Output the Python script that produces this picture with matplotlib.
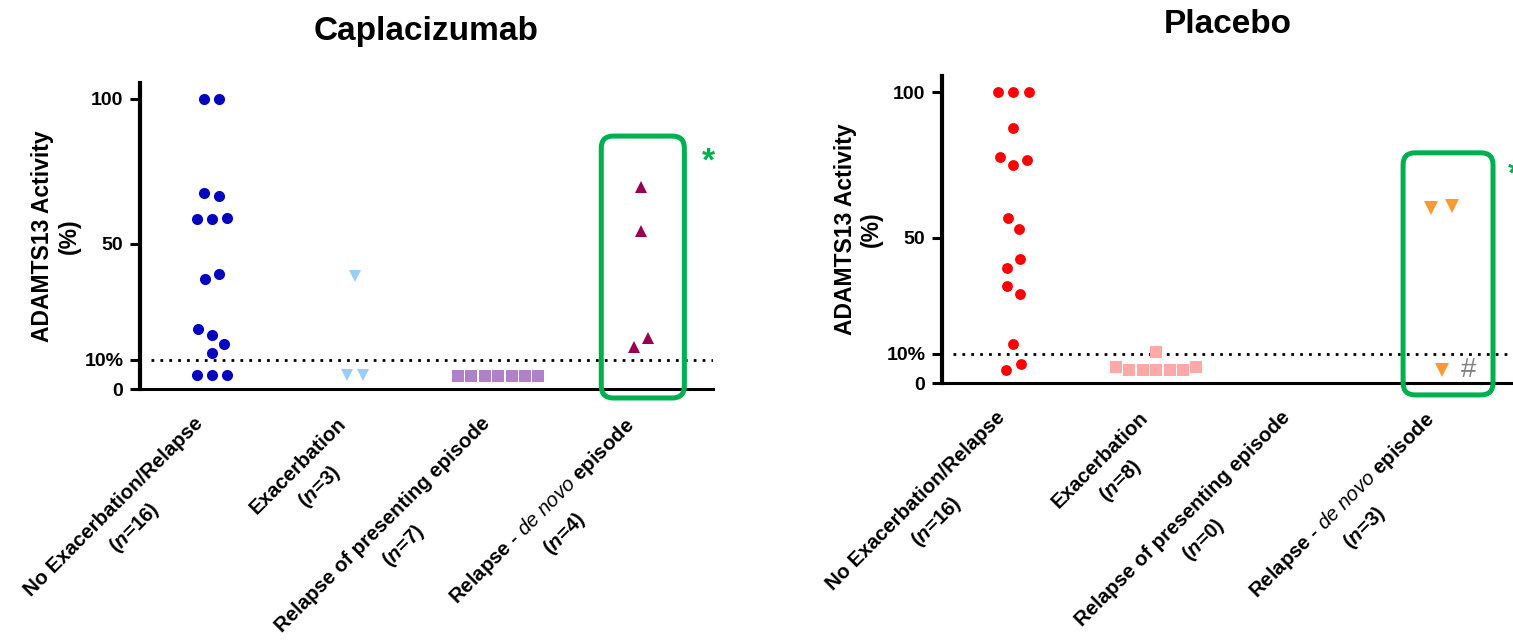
import numpy as np
import matplotlib
matplotlib.use("Agg")
import matplotlib.pyplot as plt
from matplotlib.patches import FancyBboxPatch

plt.rcParams['font.family'] = 'Liberation Sans'
plt.rcParams['mathtext.fontset'] = 'custom'
plt.rcParams['mathtext.rm'] = 'Liberation Sans'
plt.rcParams['mathtext.it'] = 'Liberation Sans:italic'
plt.rcParams['mathtext.bf'] = 'Liberation Sans:bold'
has_bfit = 'mathtext.bfit' in plt.rcParams
if has_bfit:
    plt.rcParams['mathtext.bfit'] = 'Liberation Sans:italic:bold'
n_sym = r'$\mathbfit{n}$' if has_bfit else r'$\mathit{n}$'

# data (ADAMTS13 activity, %)
categories = ["No Exacerbation/Relapse", "Exacerbation",
              "Relapse of presenting episode", r"Relapse - $\mathit{de\ novo}$ episode"]

cap_no_exac = [100, 100, 67.7, 66.7, 59, 58.6, 58.6, 39.7, 37.8, 20.6, 18.6, 15.6, 12.5, 4.7, 4.7, 4.7]
cap_exac = [39, 4.7, 4.7]
cap_relapse_pres = [4.6, 4.6, 4.6, 4.6, 4.6, 4.6, 4.6]
cap_denovo = [69.5, 54.5, 17.5, 14.6]
cap_n = [16, 3, 7, 4]

pla_no_exac = [100, 100, 100, 87.7, 77.8, 76.8, 74.8, 56.7, 52.8, 42.7, 39.6, 33.5, 30.6, 13.5, 6.5, 4.5]
pla_exac = [10.5, 5.6, 5.5, 4.4, 4.4, 4.4, 4.4, 4.4]
pla_relapse_pres = []
pla_denovo = [60.8, 60.0, 4.6]
pla_n = [16, 8, 0, 3]

yticks = [0, 10, 50, 100]
yticklabels = ['0', '10%', '50', '100']

green = '#00B050'

# marker, colour, size (pt), swarm spacing (px)
cap_styles = [('o', '#0505BE', 8, 15), ('v', '#99CCFF', 8, 16),
              ('s', '#B080C8', 8.6, 13.4), ('^', '#990050', 8.6, 16.5)]
pla_styles = [('o', '#FF0000', 7.8, 15.5), ('s', '#FFA8A8', 8, 13.4),
              ('s', '#FFA8A8', 8, 13.4), ('v', '#FF9933', 10, 21)]


def swarm(ypix, d):
    # simple beeswarm in pixel space, each cluster centred afterwards
    ypix = np.asarray(ypix, float)
    xs = np.zeros(len(ypix))
    if len(ypix) == 0:
        return xs
    order = np.argsort(ypix, kind='stable')
    placed = []
    sign = 1
    for i in order:
        y = ypix[i]
        cands = [0.0]
        for px, py in placed:
            dy = abs(py - y)
            if dy < d:
                dx = np.sqrt(d * d - dy * dy)
                cands += [px + dx, px - dx]
        ok = [c for c in cands
              if all((c - px) ** 2 + (y - py) ** 2 >= d * d - 1e-6 for px, py in placed)]
        if not ok:
            ok = [max(abs(p[0]) for p in placed) + d]
        best = min(ok, key=lambda c: (round(abs(c), 6), -sign * c))
        if best != 0:
            sign = -np.sign(best)
        xs[i] = best
        placed.append((best, y))
    groups = [[order[0]]]
    for a, b in zip(order[:-1], order[1:]):
        if ypix[b] - ypix[a] < d:
            groups[-1].append(b)
        else:
            groups.append([b])
    for g in groups:
        xs[g] -= xs[g].mean()
    return xs


W, H = 1513, 643
fig = plt.figure(figsize=(W / 100, H / 100), dpi=100)

panels = [
    dict(title='Caplacizumab', rect=[140, 254, 573, 306],
         groups=[cap_no_exac, cap_exac, cap_relapse_pres, cap_denovo], n=cap_n,
         styles=cap_styles, box=(2.72, 3.30, -3.1, 87.2), star=(3.47, 78.3), hash=None),
    dict(title='Placebo', rect=[942, 260, 571, 307],
         groups=[pla_no_exac, pla_exac, pla_relapse_pres, pla_denovo], n=pla_n,
         styles=pla_styles, box=(2.73, 3.36, -4.1, 79.1), star=(3.51, 71.6), hash=(3.19, 4.5)),
]

xlim = (-0.5, 3.5)
ylim = (0, 105.5)

for p in panels:
    l, b, w, h = p['rect']
    ax = fig.add_axes([l / W, b / H, w / W, h / H])
    ax.set_xlim(*xlim)
    ax.set_ylim(*ylim)
    ppx = w / (xlim[1] - xlim[0])
    ppy = h / (ylim[1] - ylim[0])

    for i, (vals, (mk, col, ms, d)) in enumerate(zip(p['groups'], p['styles'])):
        if len(vals) == 0:
            continue
        off = swarm(np.array(vals) * ppy, d) / ppx
        ax.plot(i + off, vals, ls='none', marker=mk, color=col, ms=ms, mew=0, clip_on=False, zorder=3)

    ax.axhline(10, xmin=0.02, xmax=1, color='black', lw=2, ls=(0, (1, 2.2)), zorder=2)

    for s in ['top', 'right']:
        ax.spines[s].set_visible(False)
    ax.spines['left'].set_linewidth(3)
    ax.spines['bottom'].set_linewidth(2.2)

    ax.set_yticks(yticks)
    ax.set_yticklabels(yticklabels, fontsize=14, fontweight='bold')
    ax.tick_params(axis='y', length=7, width=2.2, pad=5, direction='out')
    ax.set_xticks([])

    ax.set_ylabel('ADAMTS13 Activity\n(%)', fontsize=16.5, fontweight='bold', linespacing=1.2)
    ax.yaxis.set_label_coords(-0.103, 0.5)
    ax.set_title(p['title'], fontsize=24, fontweight='bold', pad=31)

    for i, (cat, n) in enumerate(zip(categories, p['n'])):
        ax.annotate(f"{cat}\n({n_sym}={n})", xy=(i, 0), xycoords=('data', 'axes fraction'),
                    xytext=(-13, -18), textcoords='offset points', rotation=45,
                    rotation_mode='anchor', ha='right', va='top', multialignment='center',
                    linespacing=1.5, fontsize=14.7, fontweight='bold', annotation_clip=False)

    x0, x1, y0, y1 = p['box']
    r = 12 / ppx
    box = FancyBboxPatch((x0, y0), x1 - x0, y1 - y0, boxstyle=f"round,pad=0,rounding_size={r}",
                         mutation_aspect=ppx / ppy, transform=ax.transData, clip_on=False,
                         fill=False, ec=green, lw=3.6, zorder=4)
    ax.add_patch(box)

    sx, sy = p['star']
    ax.text(sx, sy, '*', color=green, fontsize=24, fontweight='bold', ha='center', va='center',
            clip_on=False)
    if p['hash'] is not None:
        hx, hy = p['hash']
        ax.text(hx, hy, '#', color='#808080', fontsize=20, ha='center', va='center', clip_on=False)

fig.savefig('out.png', dpi=100)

---+---

Pictures stay out. Repeat only the lines from the beginning of the data through the line that has "cap_n = [16, 3, 7, 4]".

Output the Python script that produces this picture with matplotlib.
import numpy as np
import matplotlib
matplotlib.use("Agg")
import matplotlib.pyplot as plt
from matplotlib.patches import FancyBboxPatch

plt.rcParams['font.family'] = 'Liberation Sans'
plt.rcParams['mathtext.fontset'] = 'custom'
plt.rcParams['mathtext.rm'] = 'Liberation Sans'
plt.rcParams['mathtext.it'] = 'Liberation Sans:italic'
plt.rcParams['mathtext.bf'] = 'Liberation Sans:bold'
has_bfit = 'mathtext.bfit' in plt.rcParams
if has_bfit:
    plt.rcParams['mathtext.bfit'] = 'Liberation Sans:italic:bold'
n_sym = r'$\mathbfit{n}$' if has_bfit else r'$\mathit{n}$'

# data (ADAMTS13 activity, %)
categories = ["No Exacerbation/Relapse", "Exacerbation",
              "Relapse of presenting episode", r"Relapse - $\mathit{de\ novo}$ episode"]

cap_no_exac = [100, 100, 67.7, 66.7, 59, 58.6, 58.6, 39.7, 37.8, 20.6, 18.6, 15.6, 12.5, 4.7, 4.7, 4.7]
cap_exac = [39, 4.7, 4.7]
cap_relapse_pres = [4.6, 4.6, 4.6, 4.6, 4.6, 4.6, 4.6]
cap_denovo = [69.5, 54.5, 17.5, 14.6]
cap_n = [16, 3, 7, 4]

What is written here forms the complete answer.